Safah Yunis Salem, 13, who said she played dead to avoid being shot, was the only survivor of the Marine attack on the second house. Her sister Aisha, 3, was shot in the leg and died; her brother Zainab, 5, was killed by a shot to the head. She said she lost six other members of her family.
"He fired and killed everybody," Safah said. "The American fired and killed everybody."
One Marine and two Iraqi soldiers told investigators that the men who had been in the taxi were standing in a line outside it, some with their hands up, when Wuterich began to fire on them.
Wuterich said the men got out of the car, and he shot them because he considered them a threat. Dela Cruz contradicted that account.

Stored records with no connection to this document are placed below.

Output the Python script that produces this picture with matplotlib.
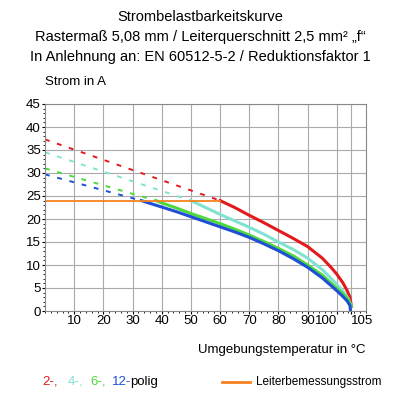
import matplotlib.pyplot as plt
from matplotlib.ticker import MultipleLocator

plt.rcParams['font.family'] = ['Liberation Sans', 'DejaVu Sans']

red_dash_x = [0, 60]
red_dash_y = [37.3, 24]
red_x = [60, 65, 70, 75, 80, 85, 90, 95, 98, 100, 102, 103.5, 104.5, 105]
red_y = [24, 22.5, 20.8, 19.2, 17.5, 15.8, 14, 11.5, 9.5, 8, 6.2, 4.5, 3, 1]

cyan_dash_x = [0, 50]
cyan_dash_y = [34.5, 24]
cyan_x = [50, 55, 60, 65, 70, 75, 80, 85, 90, 95, 100, 102, 104, 105]
cyan_y = [24, 22.5, 21, 19.6, 18.2, 16.7, 15, 13.4, 11.5, 9, 5.8, 4.4, 2.6, 1]

green_dash_x = [0, 38]
green_dash_y = [31, 24]
green_x = [38, 40, 45, 50, 55, 60, 65, 70, 75, 80, 85, 90, 95, 100, 102, 104, 105]
green_y = [24, 23.5, 22.4, 21.2, 20.1, 19, 17.8, 16.5, 15.1, 13.6, 12, 10, 7.8, 4.9, 3.8, 2.4, 1]

blue_dash_x = [0, 33]
blue_dash_y = [29.7, 24]
blue_x = [33, 35, 40, 45, 50, 55, 60, 65, 70, 75, 80, 85, 90, 95, 100, 102, 103.5, 104.5, 104.7]
blue_y = [24, 23.6, 22.6, 21.6, 20.5, 19.4, 18.3, 17.2, 16, 14.6, 13.1, 11.4, 9.5, 7.2, 4.4, 3.2, 2.2, 1.2, 0]

orange_x = [0, 60]
orange_y = [24, 24]

RED, CYAN, GREEN, BLUE, ORANGE = '#e3191c', '#80e3d2', '#4cd93a', '#1f4fd6', '#f58220'

fig = plt.figure(figsize=(4, 4), dpi=100)
ax = fig.add_axes([0.1125, 0.2225, 0.8025, 0.5175])

for dx, dy, sx, sy, c in [(red_dash_x, red_dash_y, red_x, red_y, RED),
                          (cyan_dash_x, cyan_dash_y, cyan_x, cyan_y, CYAN),
                          (green_dash_x, green_dash_y, green_x, green_y, GREEN),
                          (blue_dash_x, blue_dash_y, blue_x, blue_y, BLUE)]:
    ax.plot(dx, dy, color=c, linestyle=(0, (2.5, 4)), linewidth=1.4)
    ax.plot(sx, sy, color=c, linewidth=2.2)
ax.plot(orange_x, orange_y, color=ORANGE, linewidth=1.3)

ax.set_xlim(0, 110)
ax.set_ylim(0, 45)
ax.set_xticks([10, 20, 30, 40, 50, 60, 70, 80, 90, 100, 105])
ax.set_yticks(range(0, 46, 5))
ax.xaxis.set_minor_locator(MultipleLocator(2))
ax.yaxis.set_minor_locator(MultipleLocator(1))
ax.grid(True, color='#aaaaaa', linewidth=0.8)
ax.tick_params(labelsize=9.5, length=2, direction='out', pad=1)
ax.tick_params(which='minor', length=1.5)
labels = ax.get_xticklabels()
labels[-2].set_horizontalalignment('right')
labels[-1].set_horizontalalignment('left')
for s in ax.spines.values():
    s.set_color('#888888')

fig.text(0.5, 0.975, 'Strombelastbarkeitskurve', ha='center', va='top', fontsize=10.5)
fig.text(0.5, 0.925, 'Rastermaß 5,08 mm / Leiterquerschnitt 2,5 mm² „f“', ha='center', va='top', fontsize=10.5)
fig.text(0.5, 0.875, 'In Anlehnung an: EN 60512-5-2 / Reduktionsfaktor 1', ha='center', va='top', fontsize=10.5)
fig.text(0.1125, 0.795, 'Strom in A', ha='left', va='center', fontsize=9.5)
fig.text(0.915, 0.125, 'Umgebungstemperatur in °C', ha='right', va='center', fontsize=9.5)

y0 = 0.045
for t, c, x in [('2-,', RED, 0.105), ('4-,', CYAN, 0.17), ('6-,', GREEN, 0.225), ('12-', BLUE, 0.28)]:
    fig.text(x, y0, t, color=c, fontsize=9.5, va='center')
fig.text(0.325, y0, 'polig', color='black', fontsize=9.5, va='center')
fig.add_artist(plt.Line2D([0.555, 0.625], [y0, y0], color=ORANGE, linewidth=2))
fig.text(0.64, y0, 'Leiterbemessungsstrom', fontsize=8.5, va='center')

fig.savefig('out.png')
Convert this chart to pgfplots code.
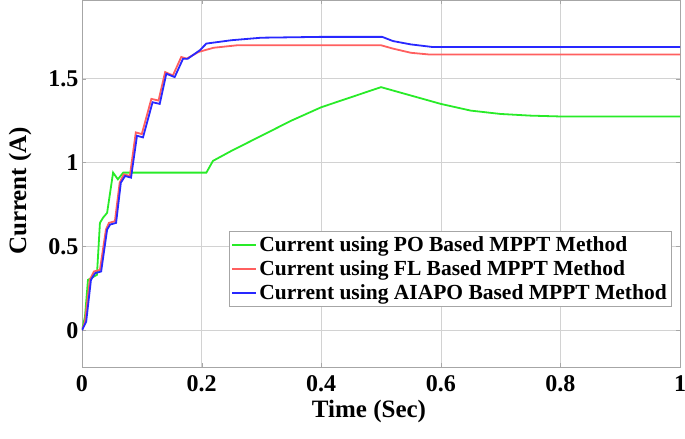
\documentclass[border=0pt]{standalone}
\usepackage{fontspec}
\setmainfont{Liberation Serif}
\usepackage{pgfplots}
\pgfplotsset{compat=1.18}
\definecolor{pogreen}{RGB}{40,235,40}
\definecolor{flred}{RGB}{255,95,95}
\definecolor{aiblue}{RGB}{40,40,255}
\begin{document}
\begin{tikzpicture}
\begin{axis}[
  name=ax,
  scale only axis,
  width=598pt, height=367pt,
  xmin=0, xmax=1, ymin=-0.22, ymax=1.97,
  xtick={0,0.2,0.4,0.6,0.8,1},
  ytick={0,0.5,1,1.5},
  xticklabels={0,0.2,0.4,0.6,0.8,1},
  yticklabels={0,0.5,1,1.5},
  grid=major,
  grid style={gray!35, line width=0.6pt},
  axis line style={gray!70, line width=0.8pt},
  tick style={gray!70},
  major tick length=4pt,
  tick align=inside,
  ticklabel style={font=\bfseries\fontsize{24}{24}\selectfont},
  xticklabel style={yshift=-5pt},
  xlabel={Time (Sec)}, ylabel={Current (A)},
  label style={font=\bfseries\fontsize{25}{25}\selectfont},
  xlabel style={at={(axis description cs:0.48,0)}, anchor=center, yshift=-44pt},
  ylabel style={at={(axis description cs:-0.1035,0.48)}, anchor=center},
  legend style={at={(0.985,0.166)}, anchor=south east, draw=gray!70,
    font=\bfseries\fontsize{21.5}{25}\selectfont, row sep=3.5pt,
    inner xsep=2pt, inner ysep=3pt},
  legend cell align=left,
  legend image code/.code={\draw[#1] (0pt,0pt) -- (24pt,0pt);},
]
\addplot[pogreen, line width=1.8pt] coordinates {
(0,0) (0.005,0.08) (0.01,0.30) (0.025,0.33) (0.03,0.64) (0.035,0.67) (0.042,0.70)
(0.052,0.94) (0.06,0.90) (0.069,0.94) (0.10,0.94) (0.15,0.94) (0.208,0.94)
(0.219,1.01) (0.25,1.07) (0.30,1.16) (0.35,1.25) (0.40,1.33) (0.45,1.39) (0.50,1.45)
(0.55,1.40) (0.60,1.35) (0.65,1.31) (0.70,1.29) (0.75,1.28) (0.80,1.275) (0.9,1.275) (1,1.275)
};
\addplot[flred, line width=1.8pt] coordinates {
(0,0) (0.005,0.05) (0.013,0.30) (0.02,0.35) (0.03,0.36) (0.04,0.60) (0.045,0.64)
(0.055,0.65) (0.063,0.88) (0.07,0.93) (0.08,0.92) (0.09,1.18) (0.10,1.17)
(0.116,1.38) (0.128,1.37) (0.139,1.54) (0.152,1.52) (0.166,1.63) (0.175,1.62)
(0.195,1.66) (0.22,1.685) (0.26,1.70) (0.35,1.70) (0.50,1.70) (0.52,1.68)
(0.55,1.655) (0.58,1.645) (0.7,1.645) (1,1.645)
};
\addplot[aiblue, line width=1.8pt] coordinates {
(0,0) (0.007,0.05) (0.015,0.30) (0.022,0.34) (0.032,0.35) (0.042,0.60) (0.047,0.63)
(0.057,0.64) (0.065,0.88) (0.072,0.92) (0.082,0.91) (0.092,1.16) (0.102,1.15)
(0.118,1.36) (0.130,1.35) (0.141,1.53) (0.155,1.51) (0.169,1.62) (0.177,1.62)
(0.197,1.67) (0.208,1.71) (0.25,1.73) (0.30,1.745) (0.40,1.75) (0.502,1.75)
(0.52,1.725) (0.55,1.705) (0.585,1.69) (0.7,1.69) (1,1.69)
};
\legend{Current using PO Based MPPT Method,
        Current using FL Based MPPT Method,
        Current using AIAPO Based MPPT Method}
\end{axis}
\pgfresetboundingbox
\path[use as bounding box] ([shift={(-82pt,-71pt)}]ax.south west) rectangle ([shift={(5pt,0pt)}]ax.north east);
\end{tikzpicture}
\end{document}
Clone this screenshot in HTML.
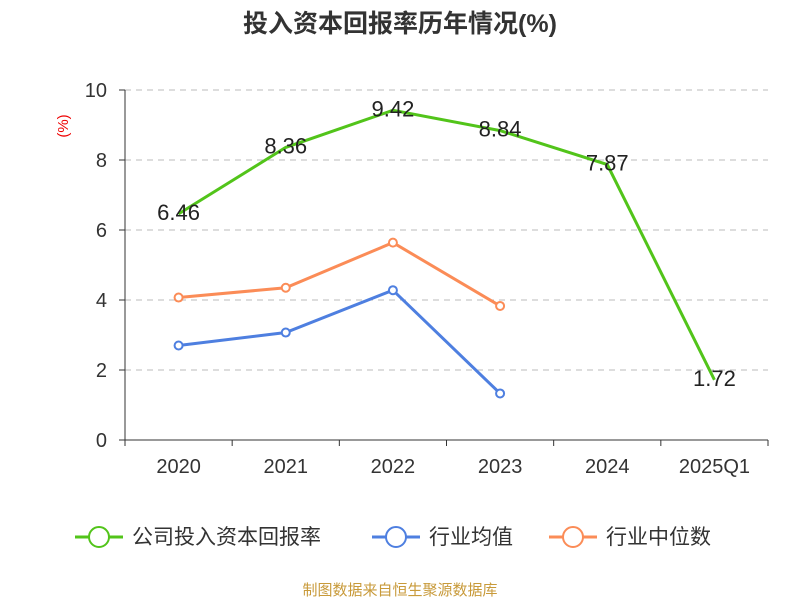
<!DOCTYPE html>
<html><head><meta charset="utf-8"><style>
body{margin:0;background:#fff;width:800px;height:600px;overflow:hidden;font-family:"Liberation Sans","Noto Sans CJK SC",sans-serif}
</style></head><body>
<svg id="c" width="800" height="600" xmlns="http://www.w3.org/2000/svg">
<text x="400" y="32" text-anchor="middle" font-size="25" font-weight="bold" fill="#333" font-family="Liberation Sans,Noto Sans CJK SC,sans-serif">投入资本回报率历年情况(%)</text>
<text x="68" y="126" text-anchor="middle" font-size="15" fill="#e00" transform="rotate(-90 68 126)">(%)</text>
<g id="grid"></g><g id="axes"></g><g id="series"></g><g id="labels"></g>
<g id="legend" font-size="21" fill="#333" font-family="Liberation Sans,Noto Sans CJK SC,sans-serif"></g>
<text x="400" y="595" text-anchor="middle" font-size="15" fill="#c89a3a" font-family="Liberation Sans,Noto Sans CJK SC,sans-serif">制图数据来自恒生聚源数据库</text>
</svg>
<script>
const categories=["2020","2021","2022","2023","2024","2025Q1"];
const companyROI=[6.46,8.36,9.42,8.84,7.87,1.72];
const industryAvg=[2.70,3.07,4.28,1.33];
const industryMedian=[4.07,4.35,5.64,3.83];
const yTicks=[0,2,4,6,8,10];
const NS="http://www.w3.org/2000/svg";
const x0=125,x1=768,y0=440,y1=90,yMax=10;
const bw=(x1-x0)/categories.length;
const xs=i=>x0+bw*(i+0.5);
const ys=v=>y0-(v/yMax)*(y0-y1);
function mk(t,a,p){const e=document.createElementNS(NS,t);for(const k in a)e.setAttribute(k,a[k]);p.appendChild(e);return e;}
const grid=document.getElementById('grid'),axes=document.getElementById('axes'),ser=document.getElementById('series'),lab=document.getElementById('labels'),leg=document.getElementById('legend');
yTicks.forEach(t=>{
 if(t>0){const g=mk('line',{x1:x0,x2:x1,y1:ys(t),y2:ys(t),stroke:'#bbb','stroke-dasharray':'6,5'},grid);
 
 }
 const tl=mk('text',{x:x0-18,y:ys(t)+7,'text-anchor':'end','font-size':20,fill:'#333'},axes);tl.textContent=t;
 
 
 mk('line',{x1:x0-6,x2:x0,y1:ys(t),y2:ys(t),stroke:'#333'},axes);
});
mk('line',{x1:x0,x2:x0,y1:y1,y2:y0,stroke:'#333'},axes);
mk('line',{x1:x0,x2:x1,y1:y0,y2:y0,stroke:'#333'},axes);
for(let i=0;i<=categories.length;i++)mk('line',{x1:x0+bw*i,x2:x0+bw*i,y1:y0,y2:y0+6,stroke:'#333'},axes);
categories.forEach((c,i)=>{const t=mk('text',{x:xs(i),y:473,'text-anchor':'middle','font-size':20,fill:'#333'},axes);t.textContent=c;
 
 });
function series(vals,color,name,markers){
 const pl=mk('polyline',{points:vals.map((v,i)=>xs(i)+','+ys(v)).join(' '),fill:'none',stroke:color,'stroke-width':3},ser);
 
 
 if(markers)vals.forEach((v,i)=>{const c=mk('circle',{cx:xs(i),cy:ys(v),r:4,fill:'#fff',stroke:color,'stroke-width':2},ser);
 
 });
}
series(industryAvg,'#4e7fe0','industry-average',true);
series(industryMedian,'#fb8c57','industry-median',true);
series(companyROI,'#52c41a','company-roi',false);
companyROI.forEach((v,i)=>{const t=mk('text',{x:xs(i),y:ys(v)+6,'text-anchor':'middle','font-size':22,fill:'#222'},lab);t.textContent=v.toFixed(2);
 
 });
[["公司投入资本回报率",'#52c41a',75],["行业均值",'#4e7fe0',372],["行业中位数",'#fb8c57',549]].forEach(([n,c,x])=>{
 const g=mk('g',{},leg);
 
 
 mk('line',{x1:x,x2:x+48,y1:537,y2:537,stroke:c,'stroke-width':3},g);
 mk('circle',{cx:x+24,cy:537,r:10,fill:'#fff',stroke:c,'stroke-width':2},g);
 const t=mk('text',{x:x+57,y:544},g);t.textContent=n;
});
</script>
</body></html>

"As I crossed the median I saw one of the Iraqi civilians, who was standing in the center of the line, drop to the ground," Dela Cruz told investigators. "Immediately afterwards another Iraqi standing by him raised his hands to his head. I then heard other small arms fire and looked to my left and saw Sgt. Wuterich kneeling on one knee and shooting his M16 in the direction of the Iraqi civilians."
Dela Cruz told investigators that he pumped bullets into the bodies of the Iraqi men after they were on the ground and later urinated on one of them.
Iman Walid Abdul-Hamid, 9, told investigators that a grenade exploded near her grandfather's bed. Her mother and 4-year-old brother were killed as she huddled, injured, with another brother, Abdul Rahman, 6, who survived. "All rooms," Abdul told investigators. "They were shooting in all rooms."
“We can’t say those guys didn’t commit a crime,” said Michael F. Noone Jr., a retired Air Force lawyer and law professor at Catholic University of America. “We can only say that after an investigation, there was not sufficient evidence to prosecute.”